Starting from the top of the material, restate each line exactly until the line that contains "(s6) at (35,525)", which is also copied. Pictures are excluded.

SUPPLIED DATA =
· · ·

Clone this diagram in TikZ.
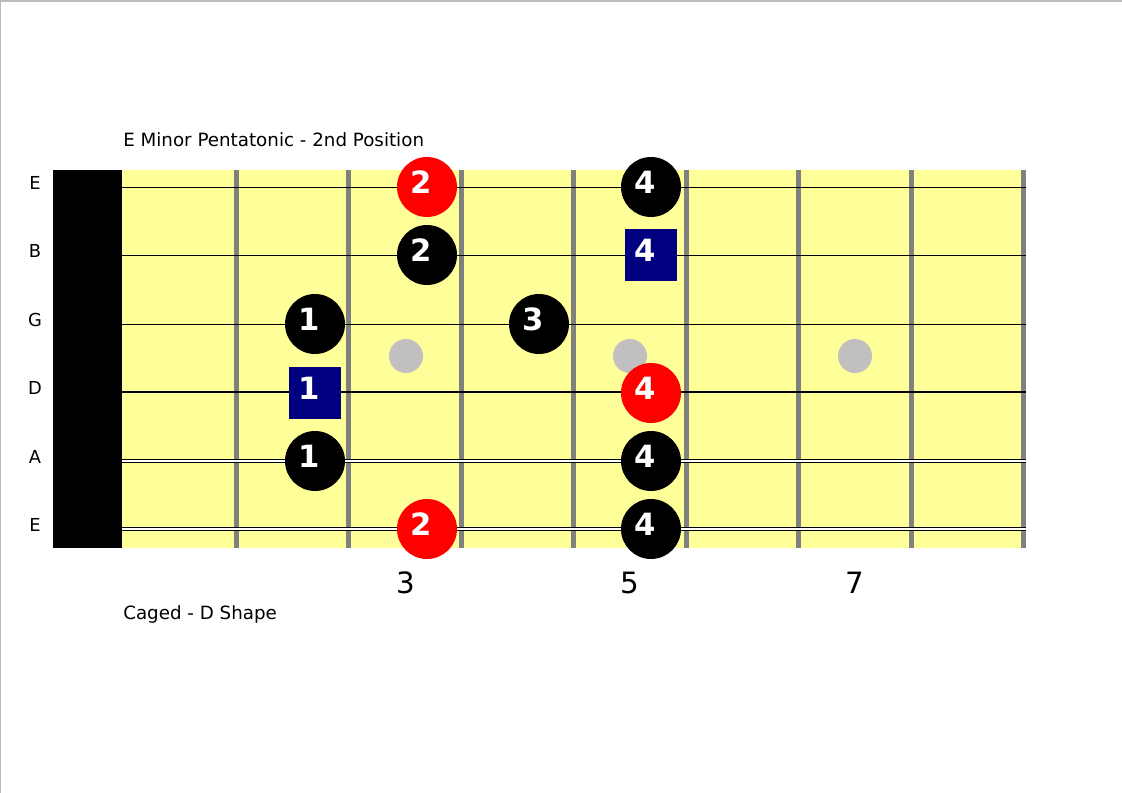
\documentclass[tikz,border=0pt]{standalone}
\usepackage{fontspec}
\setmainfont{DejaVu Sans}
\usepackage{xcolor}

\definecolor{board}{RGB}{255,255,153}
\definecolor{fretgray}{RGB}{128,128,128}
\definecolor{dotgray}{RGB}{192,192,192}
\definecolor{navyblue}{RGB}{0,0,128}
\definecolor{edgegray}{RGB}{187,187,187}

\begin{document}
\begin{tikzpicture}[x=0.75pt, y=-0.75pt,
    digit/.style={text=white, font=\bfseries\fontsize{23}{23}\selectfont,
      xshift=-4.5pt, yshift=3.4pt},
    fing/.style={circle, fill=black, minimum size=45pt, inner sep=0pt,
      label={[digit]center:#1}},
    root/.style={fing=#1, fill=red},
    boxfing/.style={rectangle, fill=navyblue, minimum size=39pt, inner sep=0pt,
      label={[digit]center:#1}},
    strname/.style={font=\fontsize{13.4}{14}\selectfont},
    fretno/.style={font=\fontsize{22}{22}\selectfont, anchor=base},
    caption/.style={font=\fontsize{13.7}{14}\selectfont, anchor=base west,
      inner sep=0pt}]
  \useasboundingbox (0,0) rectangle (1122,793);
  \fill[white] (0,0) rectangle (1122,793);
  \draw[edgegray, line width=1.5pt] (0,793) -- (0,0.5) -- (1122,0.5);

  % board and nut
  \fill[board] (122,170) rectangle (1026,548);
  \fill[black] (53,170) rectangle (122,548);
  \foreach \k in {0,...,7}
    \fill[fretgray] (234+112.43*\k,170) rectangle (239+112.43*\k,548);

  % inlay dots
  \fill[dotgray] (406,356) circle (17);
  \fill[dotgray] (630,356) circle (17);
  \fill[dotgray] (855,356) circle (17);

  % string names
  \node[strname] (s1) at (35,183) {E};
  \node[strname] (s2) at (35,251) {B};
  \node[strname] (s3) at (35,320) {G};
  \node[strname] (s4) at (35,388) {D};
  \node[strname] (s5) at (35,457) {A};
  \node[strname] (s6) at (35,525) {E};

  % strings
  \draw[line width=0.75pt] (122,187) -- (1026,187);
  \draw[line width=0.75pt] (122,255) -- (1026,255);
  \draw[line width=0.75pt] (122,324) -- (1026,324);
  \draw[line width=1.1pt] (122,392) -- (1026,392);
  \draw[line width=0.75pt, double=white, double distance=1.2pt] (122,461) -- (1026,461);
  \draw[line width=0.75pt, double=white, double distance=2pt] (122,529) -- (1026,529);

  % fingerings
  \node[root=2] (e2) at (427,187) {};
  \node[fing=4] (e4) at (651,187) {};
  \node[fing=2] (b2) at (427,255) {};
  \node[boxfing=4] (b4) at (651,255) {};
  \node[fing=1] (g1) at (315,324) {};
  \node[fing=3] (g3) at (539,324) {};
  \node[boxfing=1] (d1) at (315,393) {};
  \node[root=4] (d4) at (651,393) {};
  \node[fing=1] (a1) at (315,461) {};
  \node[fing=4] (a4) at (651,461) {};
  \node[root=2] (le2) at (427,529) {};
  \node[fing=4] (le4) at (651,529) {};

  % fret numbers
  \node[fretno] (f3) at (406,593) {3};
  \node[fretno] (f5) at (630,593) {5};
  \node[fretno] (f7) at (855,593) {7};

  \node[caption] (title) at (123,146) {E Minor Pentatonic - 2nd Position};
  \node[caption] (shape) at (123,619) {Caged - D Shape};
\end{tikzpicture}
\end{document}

· · ·

FULL ANSWER =
Clone this diagram in TikZ.
\documentclass[tikz,border=0pt]{standalone}
\usepackage{fontspec}
\setmainfont{DejaVu Sans}
\usepackage{xcolor}

\definecolor{board}{RGB}{255,255,153}
\definecolor{fretgray}{RGB}{128,128,128}
\definecolor{dotgray}{RGB}{192,192,192}
\definecolor{navyblue}{RGB}{0,0,128}
\definecolor{edgegray}{RGB}{187,187,187}

\begin{document}
\begin{tikzpicture}[x=0.75pt, y=-0.75pt,
    digit/.style={text=white, font=\bfseries\fontsize{23}{23}\selectfont,
      xshift=-4.5pt, yshift=3.4pt},
    fing/.style={circle, fill=black, minimum size=45pt, inner sep=0pt,
      label={[digit]center:#1}},
    root/.style={fing=#1, fill=red},
    boxfing/.style={rectangle, fill=navyblue, minimum size=39pt, inner sep=0pt,
      label={[digit]center:#1}},
    strname/.style={font=\fontsize{13.4}{14}\selectfont},
    fretno/.style={font=\fontsize{22}{22}\selectfont, anchor=base},
    caption/.style={font=\fontsize{13.7}{14}\selectfont, anchor=base west,
      inner sep=0pt}]
  \useasboundingbox (0,0) rectangle (1122,793);
  \fill[white] (0,0) rectangle (1122,793);
  \draw[edgegray, line width=1.5pt] (0,793) -- (0,0.5) -- (1122,0.5);

  % board and nut
  \fill[board] (122,170) rectangle (1026,548);
  \fill[black] (53,170) rectangle (122,548);
  \foreach \k in {0,...,7}
    \fill[fretgray] (234+112.43*\k,170) rectangle (239+112.43*\k,548);

  % inlay dots
  \fill[dotgray] (406,356) circle (17);
  \fill[dotgray] (630,356) circle (17);
  \fill[dotgray] (855,356) circle (17);

  % string names
  \node[strname] (s1) at (35,183) {E};
  \node[strname] (s2) at (35,251) {B};
  \node[strname] (s3) at (35,320) {G};
  \node[strname] (s4) at (35,388) {D};
  \node[strname] (s5) at (35,457) {A};
  \node[strname] (s6) at (35,525) {E};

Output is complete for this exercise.